Aim of the exercise: Leave out every picture, then transcribe the rest of the listing exactly.

Collected data:
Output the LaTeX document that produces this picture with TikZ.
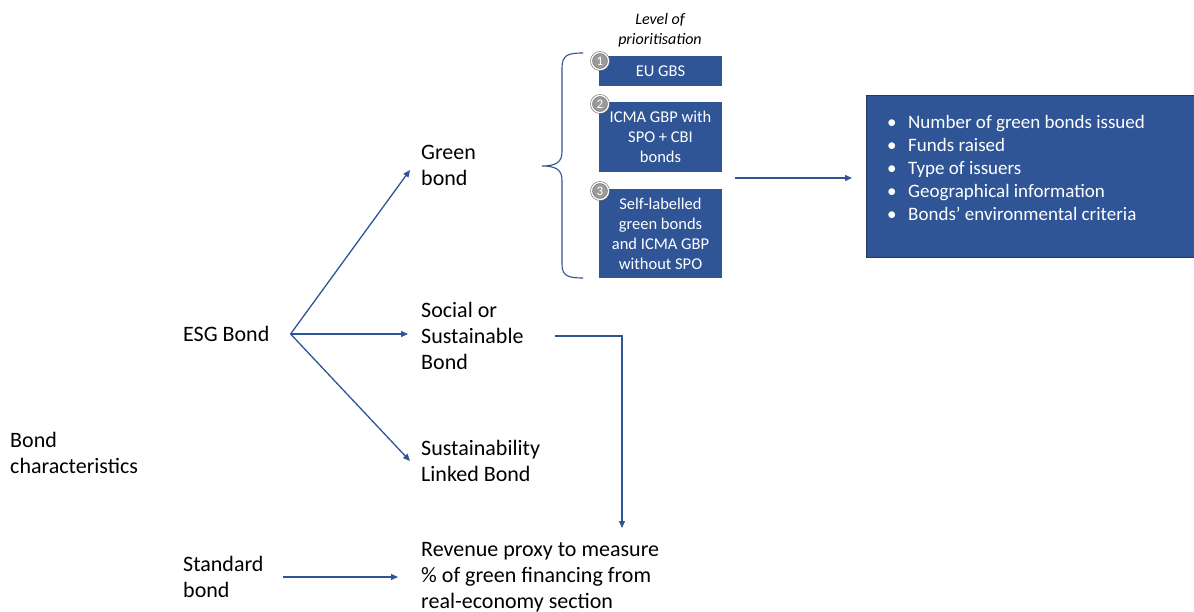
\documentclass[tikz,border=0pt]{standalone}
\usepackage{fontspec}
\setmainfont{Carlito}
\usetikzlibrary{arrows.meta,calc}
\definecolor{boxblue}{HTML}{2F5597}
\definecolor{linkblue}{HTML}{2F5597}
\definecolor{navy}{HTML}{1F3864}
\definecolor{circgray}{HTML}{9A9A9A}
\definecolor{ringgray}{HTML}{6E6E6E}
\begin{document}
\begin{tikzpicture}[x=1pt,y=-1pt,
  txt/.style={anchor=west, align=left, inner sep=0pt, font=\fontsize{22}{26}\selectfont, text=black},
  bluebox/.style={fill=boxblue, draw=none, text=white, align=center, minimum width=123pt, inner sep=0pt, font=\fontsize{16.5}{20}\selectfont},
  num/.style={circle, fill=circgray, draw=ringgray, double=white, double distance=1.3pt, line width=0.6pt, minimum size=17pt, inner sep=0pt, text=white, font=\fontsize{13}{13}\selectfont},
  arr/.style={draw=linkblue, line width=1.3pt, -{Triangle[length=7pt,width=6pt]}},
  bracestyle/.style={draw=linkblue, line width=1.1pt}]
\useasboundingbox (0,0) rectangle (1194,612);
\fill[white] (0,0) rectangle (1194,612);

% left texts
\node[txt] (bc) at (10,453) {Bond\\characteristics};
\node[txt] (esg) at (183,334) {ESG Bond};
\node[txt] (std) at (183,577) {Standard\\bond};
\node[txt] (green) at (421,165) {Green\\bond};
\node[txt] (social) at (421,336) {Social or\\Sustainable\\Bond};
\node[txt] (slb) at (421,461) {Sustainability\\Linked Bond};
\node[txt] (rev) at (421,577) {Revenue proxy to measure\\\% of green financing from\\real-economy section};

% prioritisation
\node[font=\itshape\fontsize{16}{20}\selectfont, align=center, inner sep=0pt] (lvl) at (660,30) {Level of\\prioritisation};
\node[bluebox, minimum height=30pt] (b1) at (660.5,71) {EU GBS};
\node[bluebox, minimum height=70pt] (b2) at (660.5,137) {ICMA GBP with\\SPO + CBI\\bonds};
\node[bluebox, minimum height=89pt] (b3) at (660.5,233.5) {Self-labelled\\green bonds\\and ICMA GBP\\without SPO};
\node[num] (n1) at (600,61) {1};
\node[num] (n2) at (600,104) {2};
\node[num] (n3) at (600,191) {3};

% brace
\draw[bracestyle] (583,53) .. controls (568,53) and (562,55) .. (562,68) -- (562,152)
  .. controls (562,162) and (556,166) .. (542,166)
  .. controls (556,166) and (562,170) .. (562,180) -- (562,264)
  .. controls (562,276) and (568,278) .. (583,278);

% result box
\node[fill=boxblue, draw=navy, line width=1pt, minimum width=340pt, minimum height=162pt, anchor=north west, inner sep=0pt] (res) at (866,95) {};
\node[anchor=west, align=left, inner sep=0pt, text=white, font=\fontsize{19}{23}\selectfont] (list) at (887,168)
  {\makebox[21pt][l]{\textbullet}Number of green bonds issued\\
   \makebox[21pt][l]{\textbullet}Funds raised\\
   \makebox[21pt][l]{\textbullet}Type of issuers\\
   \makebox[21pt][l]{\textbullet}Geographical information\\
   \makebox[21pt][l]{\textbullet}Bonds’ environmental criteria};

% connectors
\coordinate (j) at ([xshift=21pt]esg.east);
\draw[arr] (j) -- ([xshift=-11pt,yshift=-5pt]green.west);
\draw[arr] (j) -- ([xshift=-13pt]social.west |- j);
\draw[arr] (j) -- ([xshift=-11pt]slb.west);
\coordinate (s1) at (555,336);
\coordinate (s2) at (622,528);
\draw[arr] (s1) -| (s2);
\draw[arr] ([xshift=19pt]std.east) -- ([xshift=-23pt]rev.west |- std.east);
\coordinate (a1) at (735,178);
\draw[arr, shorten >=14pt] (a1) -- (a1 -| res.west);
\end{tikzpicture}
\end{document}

Solution to this exercise:
Output the LaTeX document that produces this picture with TikZ.
\documentclass[tikz,border=0pt]{standalone}
\usepackage{fontspec}
\setmainfont{Carlito}
\usetikzlibrary{arrows.meta,calc}
\definecolor{boxblue}{HTML}{2F5597}
\definecolor{linkblue}{HTML}{2F5597}
\definecolor{navy}{HTML}{1F3864}
\definecolor{circgray}{HTML}{9A9A9A}
\definecolor{ringgray}{HTML}{6E6E6E}
\begin{document}
\begin{tikzpicture}[x=1pt,y=-1pt,
  txt/.style={anchor=west, align=left, inner sep=0pt, font=\fontsize{22}{26}\selectfont, text=black},
  bluebox/.style={fill=boxblue, draw=none, text=white, align=center, minimum width=123pt, inner sep=0pt, font=\fontsize{16.5}{20}\selectfont},
  num/.style={circle, fill=circgray, draw=ringgray, double=white, double distance=1.3pt, line width=0.6pt, minimum size=17pt, inner sep=0pt, text=white, font=\fontsize{13}{13}\selectfont},
  arr/.style={draw=linkblue, line width=1.3pt, -{Triangle[length=7pt,width=6pt]}},
  bracestyle/.style={draw=linkblue, line width=1.1pt}]
\useasboundingbox (0,0) rectangle (1194,612);
\fill[white] (0,0) rectangle (1194,612);

% left texts
\node[txt] (bc) at (10,453) {Bond\\characteristics};
\node[txt] (esg) at (183,334) {ESG Bond};
\node[txt] (std) at (183,577) {Standard\\bond};
\node[txt] (green) at (421,165) {Green\\bond};
\node[txt] (social) at (421,336) {Social or\\Sustainable\\Bond};
\node[txt] (slb) at (421,461) {Sustainability\\Linked Bond};
\node[txt] (rev) at (421,577) {Revenue proxy to measure\\\% of green financing from\\real-economy section};

% prioritisation
\node[font=\itshape\fontsize{16}{20}\selectfont, align=center, inner sep=0pt] (lvl) at (660,30) {Level of\\prioritisation};
\node[bluebox, minimum height=30pt] (b1) at (660.5,71) {EU GBS};
\node[bluebox, minimum height=70pt] (b2) at (660.5,137) {ICMA GBP with\\SPO + CBI\\bonds};
\node[bluebox, minimum height=89pt] (b3) at (660.5,233.5) {Self-labelled\\green bonds\\and ICMA GBP\\without SPO};
\node[num] (n1) at (600,61) {1};
\node[num] (n2) at (600,104) {2};
\node[num] (n3) at (600,191) {3};

% brace
\draw[bracestyle] (583,53) .. controls (568,53) and (562,55) .. (562,68) -- (562,152)
  .. controls (562,162) and (556,166) .. (542,166)
  .. controls (556,166) and (562,170) .. (562,180) -- (562,264)
  .. controls (562,276) and (568,278) .. (583,278);

% result box
\node[fill=boxblue, draw=navy, line width=1pt, minimum width=340pt, minimum height=162pt, anchor=north west, inner sep=0pt] (res) at (866,95) {};
\node[anchor=west, align=left, inner sep=0pt, text=white, font=\fontsize{19}{23}\selectfont] (list) at (887,168)
  {\makebox[21pt][l]{\textbullet}Number of green bonds issued\\
   \makebox[21pt][l]{\textbullet}Funds raised\\
   \makebox[21pt][l]{\textbullet}Type of issuers\\
   \makebox[21pt][l]{\textbullet}Geographical information\\
   \makebox[21pt][l]{\textbullet}Bonds’ environmental criteria};

% connectors
\coordinate (j) at ([xshift=21pt]esg.east);
\draw[arr] (j) -- ([xshift=-11pt,yshift=-5pt]green.west);
\draw[arr] (j) -- ([xshift=-13pt]social.west |- j);
\draw[arr] (j) -- ([xshift=-11pt]slb.west);
\coordinate (s1) at (555,336);
\coordinate (s2) at (622,528);
\draw[arr] (s1) -| (s2);
\draw[arr] ([xshift=19pt]std.east) -- ([xshift=-23pt]rev.west |- std.east);
\coordinate (a1) at (735,178);
\draw[arr, shorten >=14pt] (a1) -- (a1 -| res.west);
\end{tikzpicture}
\end{document}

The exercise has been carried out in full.